Woolwich Works
Royal Borough of Greenwich

The Royal Borough of Greenwich appointed The Chase to create the naming, branding and narrative interpretation for the new Woolwich Creative District.

It was a great opportunity for us as we quickly realised that the client team needed something highly creative yet relevant for their vision. Creativity is at the heart of everything we do so being asked to develop a brand for such a prestigious cultural destination was a genuine honour, particularly as we needed to respect the history of the site, the former Royal Arsenal.


Naming the site was a fairly substantial undertaking as we had to develop a hierarchy which supported the overall vision, were memorable, and conveyed a coherent family group. The task included an overall trading name, the five site buildings, key performance venues, event space names, studio names and service room names.

The council’s only stipulation was that ‘Woolwich’ had to be a part of the overall trading name. Woolwich Works was short-listed from an original list of 50 or more suggestions. It was chosen because it alluded to the site’s manufacturing heritage whilst relevant for a modern cultural venue. The alliteration also became an integral part of the visual identity. For the 5 listed buildings we adopted a similar approach, keeping true to the purpose of the original buildings use whilst being appropriate for a modern cultural venue. The Fireworks Factory, The Academy, The Carriage works, The Laboratory and The Cartridge Factory were the final choice.

The Brand Identity

During our research we uncovered that a part of the Royal Artillery insignia was a chevron or zig zag. This was believed to be connected to Saint Barbara, the patroness of the artillerymen, as she was connected with protection against lightening and later explosions. The chevron is also found to indicate rank of course. We also found that the chevron pattern has been used in many cultures across the world as early as the Egyptian period and possibly earlier.

With that in mind we developed a brand device that was universal in every sense and had connections with the Arsenal. We liked the idea of the Woolwich Works initial characters creating the brand device.


The role of colour is an important one and in this case we felt it had to express the creative nature of the new district, convey accessibility and welcome, have stand out in the sector, relate to the site, aid navigation for visitors within a signage system and complement any supplied and new imagery for marketing communications.

The inspiration for the colour palette came from the historical, geographical and cultural connections of the site. We wanted a vibrant attractive colour palette to contrast with the austere red brick interiors of the buildings. The ‘major’ palette as we called it contained the Navy blue and Red from the Royal Artillery uniforms supported by a range of ‘minor’ colours including a metallic bronze which was inspired by the materials used to manufacture ordnance.


The role of the typeface for an identity such as this makes the decision all the more important given it has to express the creative nature of the district, whilst creating stand out in a crowded sector. It also had to be accessible and warm. The adaptation to different languages was also another key factor in the decision given the varied demographic of Woolwich. It had to work on screen and in print and aid legibility for signage. Again, we wanted a rational for the choice and based on our research we found that stencil fonts were used extensively particularly during the war years around the site.

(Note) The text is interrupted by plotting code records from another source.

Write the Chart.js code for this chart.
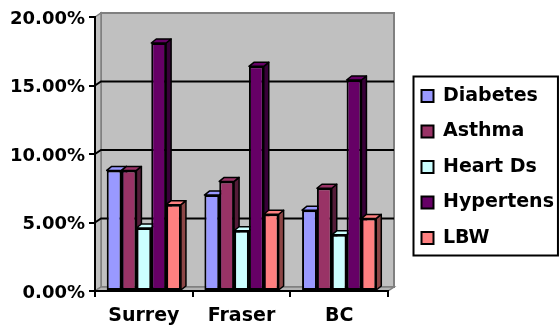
<!DOCTYPE html>
<html>
<head>
<meta charset="utf-8">
<script src="https://cdn.jsdelivr.net/npm/chart.js@4.4.1/dist/chart.umd.min.js"></script>
<style>
  html, body { margin: 0; padding: 0; background: #fff; }
  #wrap { width: 560px; height: 328px; }
</style>
</head>
<body>
<div id="wrap"><canvas id="rateChart"></canvas></div>
<script>
// categories + series (as fractions)
const regions = ['Surrey', 'Fraser', 'BC'];
const conditions = ['Diabetes', 'Asthma', 'Heart Ds', 'Hypertens', 'LBW'];
const diabetes = [0.088, 0.070, 0.059];
const asthma = [0.088, 0.080, 0.075];
const heartDs = [0.046, 0.044, 0.041];
const hypertens = [0.181, 0.164, 0.154];
const lbw = [0.063, 0.056, 0.053];
const yTicks = [0, 0.05, 0.10, 0.15, 0.20];
const barColors = ['#9999FF', '#993366', '#CCFFFF', '#660066', '#FF8080'];

const seriesList = [diabetes, asthma, heartDs, hypertens, lbw];
const FONT = 'DejaVu Sans';

function shade(hex, f) {
  const n = parseInt(hex.slice(1), 16);
  const r = Math.round(((n >> 16) & 255) * f);
  const g = Math.round(((n >> 8) & 255) * f);
  const b = Math.round((n & 255) * f);
  return `rgb(${r},${g},${b})`;
}

function poly(ctx, pts, fill, stroke, lw) {
  ctx.beginPath();
  ctx.moveTo(pts[0][0], pts[0][1]);
  for (let i = 1; i < pts.length; i++) ctx.lineTo(pts[i][0], pts[i][1]);
  ctx.closePath();
  if (fill) { ctx.fillStyle = fill; ctx.fill(); }
  if (stroke) { ctx.strokeStyle = stroke; ctx.lineWidth = lw; ctx.stroke(); }
}

// grey back wall, side wall, floor and the gridlines on the wall
const wall3d = {
  id: 'wall3d',
  beforeDraw(chart) {
    const { ctx, chartArea: a } = chart;
    const y = chart.scales.y;
    const dx = 6, dy = -4;
    ctx.save();
    poly(ctx, [[a.left + dx, a.top + dy], [a.right + dx, a.top + dy], [a.right + dx, a.bottom + dy], [a.left + dx, a.bottom + dy]], '#C0C0C0', '#808080', 2);
    poly(ctx, [[a.left, a.top], [a.left + dx, a.top + dy], [a.left + dx, a.bottom + dy], [a.left, a.bottom]], '#C0C0C0', '#808080', 1.5);
    poly(ctx, [[a.left, a.bottom], [a.left + dx, a.bottom + dy], [a.right + dx, a.bottom + dy], [a.right, a.bottom]], '#B4B4B4', '#808080', 1.5);
    ctx.strokeStyle = '#000';
    ctx.lineWidth = 2;
    y.ticks.forEach(t => {
      if (t.value <= 0 || t.value >= y.max) return;
      const py = y.getPixelForValue(t.value);
      ctx.beginPath();
      ctx.moveTo(a.left, py);
      ctx.lineTo(a.left + dx, py + dy);
      ctx.lineTo(a.right + dx, py + dy);
      ctx.stroke();
    });
    ctx.restore();
  }
};

// fake depth on the bars: side and top faces, fronts come from chart.js
const bar3d = {
  id: 'bar3d',
  beforeDatasetsDraw(chart) {
    const ctx = chart.ctx;
    const dx = 5, dy = -4;
    ctx.save();
    ctx.lineJoin = 'round';
    chart.data.datasets.forEach((ds, i) => {
      chart.getDatasetMeta(i).data.forEach(bar => {
        const { x, y, base, width } = bar.getProps(['x', 'y', 'base', 'width'], true);
        const l = x - width / 2, r = x + width / 2;
        poly(ctx, [[r, y], [r + dx, y + dy], [r + dx, base + dy], [r, base]], shade(ds.backgroundColor, 0.55), '#000', 1.5);
        poly(ctx, [[l, y], [l + dx, y + dy], [r + dx, y + dy], [r, y]], ds.backgroundColor, '#000', 1.5);
      });
    });
    ctx.restore();
  }
};

// black frame round the legend
const legendFrame = {
  id: 'legendFrame',
  afterDraw(chart) {
    const hb = chart.legend.legendHitBoxes;
    if (!hb || !hb.length) return;
    const ctx = chart.ctx;
    const left = Math.min(...hb.map(h => h.left)) - 8;
    const right = Math.max(...hb.map(h => h.left + h.width)) + 4;
    const top = hb[0].top - 10;
    const last = hb[hb.length - 1];
    const bottom = last.top + last.height + 8;
    ctx.save();
    ctx.strokeStyle = '#000';
    ctx.lineWidth = 2;
    ctx.strokeRect(left, top, right - left, bottom - top);
    ctx.restore();
  }
};

const ctx = document.getElementById('rateChart').getContext('2d');
new Chart(ctx, {
  type: 'bar',
  data: {
    labels: regions,
    datasets: conditions.map((name, i) => ({
      label: name,
      data: seriesList[i],
      backgroundColor: barColors[i],
      borderColor: '#000',
      borderWidth: 2,
      borderSkipped: false,
      categoryPercentage: 0.76,
      barPercentage: 1.0
    }))
  },
  options: {
    responsive: true,
    maintainAspectRatio: false,
    animation: false,
    layout: { padding: { top: 17, right: 0, bottom: 0, left: 0 } },
    scales: {
      x: {
        grid: { offset: true, drawOnChartArea: false, color: '#000', lineWidth: 2, tickLength: 6 },
        border: { color: '#000', width: 2 },
        ticks: { color: '#000', padding: 8, font: { family: FONT, size: 19, weight: 'bold' } },
        afterFit: s => { s.height = 37; }
      },
      y: {
        min: 0,
        max: 0.2,
        afterBuildTicks: s => { s.ticks = yTicks.map(v => ({ value: v })); },
        grid: { drawOnChartArea: false, color: '#000', lineWidth: 2, tickLength: 6 },
        border: { color: '#000', width: 2 },
        ticks: {
          color: '#000',
          padding: 4,
          labelOffset: 2,
          font: { family: FONT, size: 18, weight: 'bold' },
          callback: v => (v * 100).toFixed(2) + '%'
        },
        afterFit: s => { s.width = 95; }
      },
      gap: {
        type: 'linear',
        position: 'right',
        grid: { display: false, drawTicks: false },
        border: { display: false },
        ticks: { display: false },
        afterFit: s => { s.width = 17; }
      }
    },
    plugins: {
      legend: {
        position: 'right',
        align: 'start',
        maxWidth: 155,
        title: { display: true, text: '', font: { size: 10 }, padding: { top: 41, bottom: 0 } },
        labels: {
          color: '#000',
          boxWidth: 12,
          boxHeight: 12,
          padding: 16.5,
          font: { family: FONT, size: 19, weight: 'bold' }
        }
      },
      tooltip: { enabled: false }
    }
  },
  plugins: [wall3d, bar3d, legendFrame]
});
</script>
</body>
</html>
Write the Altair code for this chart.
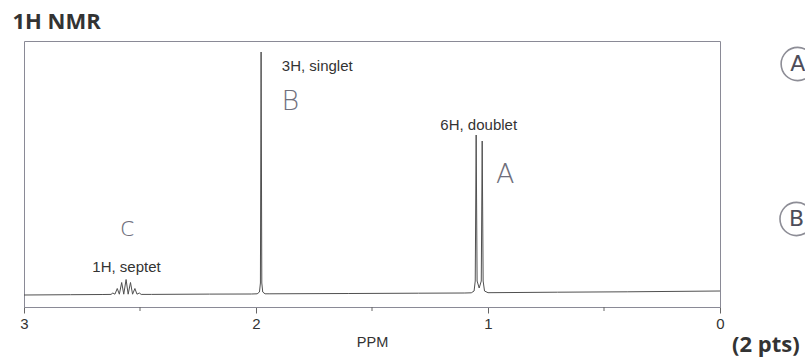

The type family chosen for Woolwich Works was Cera Pro. Cera Pro is considered a contemporary geometric typeface and brings simplicity, elegance and a certain warmth. Cera Pro’s six weights, thin to black, give it a full range of expression for interfaces and corporate design; in print, on screen and in multiple languages. It supports around 150 languages and offers a stencilled version which is used as the primary font.

Selling the Spaces

Without having access to shoot on site due to ongoing renovations, our creative brief was to demonstrate how the spaces would be used. Our approach was to take existing footage of the buildings and overlay imagery of performers and artists acting within the spaces.